GOAL → Can you transcribe the data exactly? Leave the pictures out.
┌──
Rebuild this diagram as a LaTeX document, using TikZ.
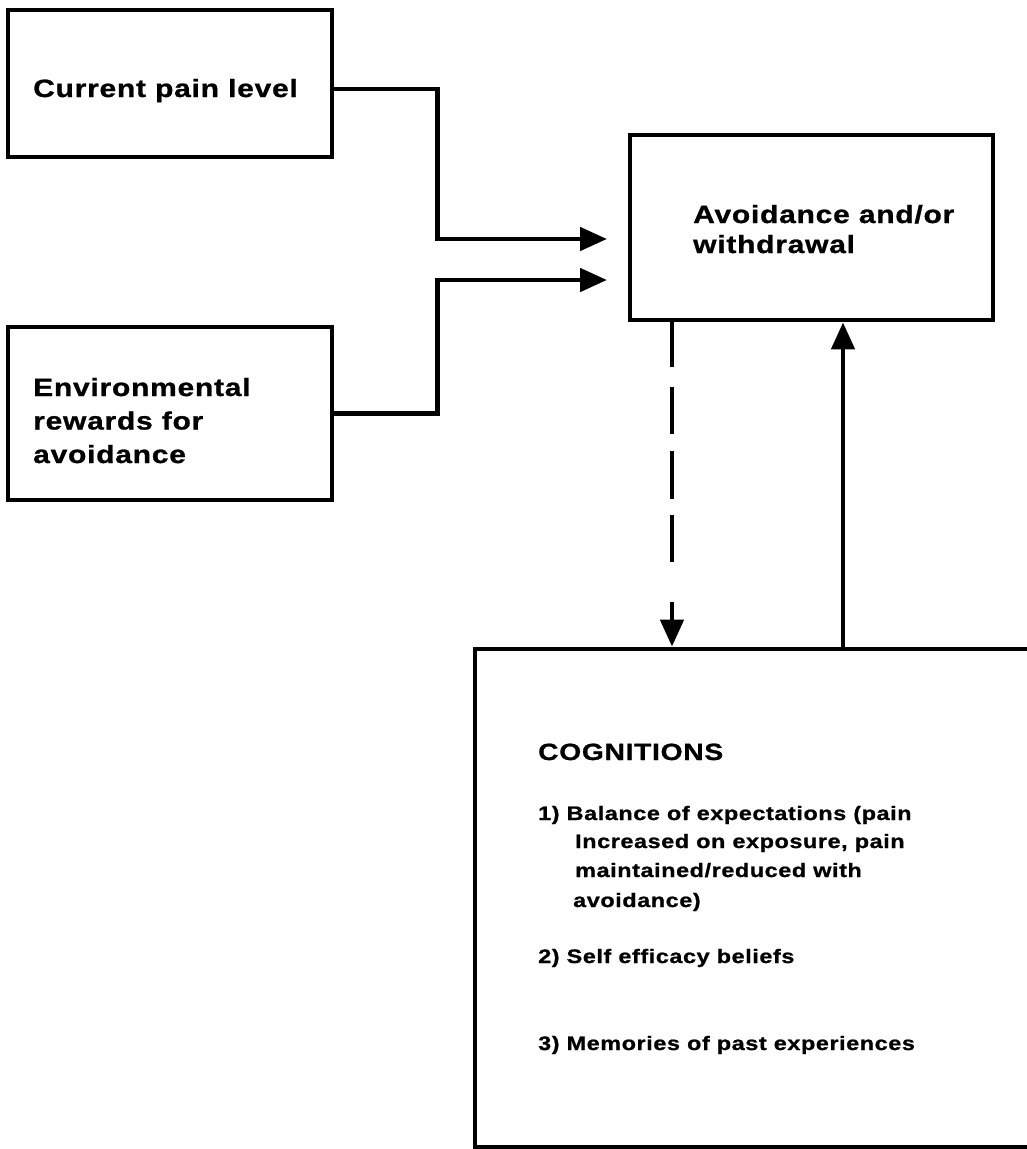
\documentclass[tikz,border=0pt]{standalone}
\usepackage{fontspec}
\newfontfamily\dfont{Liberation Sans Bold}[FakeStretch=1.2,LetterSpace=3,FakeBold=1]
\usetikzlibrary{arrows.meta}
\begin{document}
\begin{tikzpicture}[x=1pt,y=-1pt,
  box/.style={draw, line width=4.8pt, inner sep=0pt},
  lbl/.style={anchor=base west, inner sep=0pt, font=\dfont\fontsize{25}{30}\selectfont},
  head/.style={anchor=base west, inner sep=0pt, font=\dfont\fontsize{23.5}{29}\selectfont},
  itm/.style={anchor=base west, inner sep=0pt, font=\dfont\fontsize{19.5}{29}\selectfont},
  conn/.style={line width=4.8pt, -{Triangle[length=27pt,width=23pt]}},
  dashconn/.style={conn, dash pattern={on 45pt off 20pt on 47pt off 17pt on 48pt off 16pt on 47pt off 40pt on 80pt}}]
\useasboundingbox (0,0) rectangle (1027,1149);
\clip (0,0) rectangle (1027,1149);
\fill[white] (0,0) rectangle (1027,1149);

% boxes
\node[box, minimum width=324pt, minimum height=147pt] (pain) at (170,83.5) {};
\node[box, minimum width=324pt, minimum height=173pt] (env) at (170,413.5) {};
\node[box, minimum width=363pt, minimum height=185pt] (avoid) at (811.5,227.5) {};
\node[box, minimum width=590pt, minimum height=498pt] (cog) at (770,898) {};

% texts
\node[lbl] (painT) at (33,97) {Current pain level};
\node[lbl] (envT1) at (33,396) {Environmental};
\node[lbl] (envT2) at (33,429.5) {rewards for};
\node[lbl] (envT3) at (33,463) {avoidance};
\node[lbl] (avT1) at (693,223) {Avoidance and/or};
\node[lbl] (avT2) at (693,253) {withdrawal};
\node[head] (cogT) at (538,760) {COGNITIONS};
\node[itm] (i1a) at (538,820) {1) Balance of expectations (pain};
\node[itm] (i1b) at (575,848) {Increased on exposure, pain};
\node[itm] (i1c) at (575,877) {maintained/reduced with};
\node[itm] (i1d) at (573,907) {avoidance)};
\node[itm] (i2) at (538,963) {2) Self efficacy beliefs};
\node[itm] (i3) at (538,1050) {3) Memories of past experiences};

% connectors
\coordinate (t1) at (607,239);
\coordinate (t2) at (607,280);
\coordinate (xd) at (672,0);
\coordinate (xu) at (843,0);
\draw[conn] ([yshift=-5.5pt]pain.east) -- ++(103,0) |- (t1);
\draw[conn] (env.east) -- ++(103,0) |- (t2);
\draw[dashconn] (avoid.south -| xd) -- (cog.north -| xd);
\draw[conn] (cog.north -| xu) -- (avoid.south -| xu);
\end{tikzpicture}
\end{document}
└──
RIGHT ANSWER →
Rebuild this diagram as a LaTeX document, using TikZ.
\documentclass[tikz,border=0pt]{standalone}
\usepackage{fontspec}
\newfontfamily\dfont{Liberation Sans Bold}[FakeStretch=1.2,LetterSpace=3,FakeBold=1]
\usetikzlibrary{arrows.meta}
\begin{document}
\begin{tikzpicture}[x=1pt,y=-1pt,
  box/.style={draw, line width=4.8pt, inner sep=0pt},
  lbl/.style={anchor=base west, inner sep=0pt, font=\dfont\fontsize{25}{30}\selectfont},
  head/.style={anchor=base west, inner sep=0pt, font=\dfont\fontsize{23.5}{29}\selectfont},
  itm/.style={anchor=base west, inner sep=0pt, font=\dfont\fontsize{19.5}{29}\selectfont},
  conn/.style={line width=4.8pt, -{Triangle[length=27pt,width=23pt]}},
  dashconn/.style={conn, dash pattern={on 45pt off 20pt on 47pt off 17pt on 48pt off 16pt on 47pt off 40pt on 80pt}}]
\useasboundingbox (0,0) rectangle (1027,1149);
\clip (0,0) rectangle (1027,1149);
\fill[white] (0,0) rectangle (1027,1149);

% boxes
\node[box, minimum width=324pt, minimum height=147pt] (pain) at (170,83.5) {};
\node[box, minimum width=324pt, minimum height=173pt] (env) at (170,413.5) {};
\node[box, minimum width=363pt, minimum height=185pt] (avoid) at (811.5,227.5) {};
\node[box, minimum width=590pt, minimum height=498pt] (cog) at (770,898) {};

% texts
\node[lbl] (painT) at (33,97) {Current pain level};
\node[lbl] (envT1) at (33,396) {Environmental};
\node[lbl] (envT2) at (33,429.5) {rewards for};
\node[lbl] (envT3) at (33,463) {avoidance};
\node[lbl] (avT1) at (693,223) {Avoidance and/or};
\node[lbl] (avT2) at (693,253) {withdrawal};
\node[head] (cogT) at (538,760) {COGNITIONS};
\node[itm] (i1a) at (538,820) {1) Balance of expectations (pain};
\node[itm] (i1b) at (575,848) {Increased on exposure, pain};
\node[itm] (i1c) at (575,877) {maintained/reduced with};
\node[itm] (i1d) at (573,907) {avoidance)};
\node[itm] (i2) at (538,963) {2) Self efficacy beliefs};
\node[itm] (i3) at (538,1050) {3) Memories of past experiences};

% connectors
\coordinate (t1) at (607,239);
\coordinate (t2) at (607,280);
\coordinate (xd) at (672,0);
\coordinate (xu) at (843,0);
\draw[conn] ([yshift=-5.5pt]pain.east) -- ++(103,0) |- (t1);
\draw[conn] (env.east) -- ++(103,0) |- (t2);
\draw[dashconn] (avoid.south -| xd) -- (cog.north -| xd);
\draw[conn] (cog.north -| xu) -- (avoid.south -| xu);
\end{tikzpicture}
\end{document}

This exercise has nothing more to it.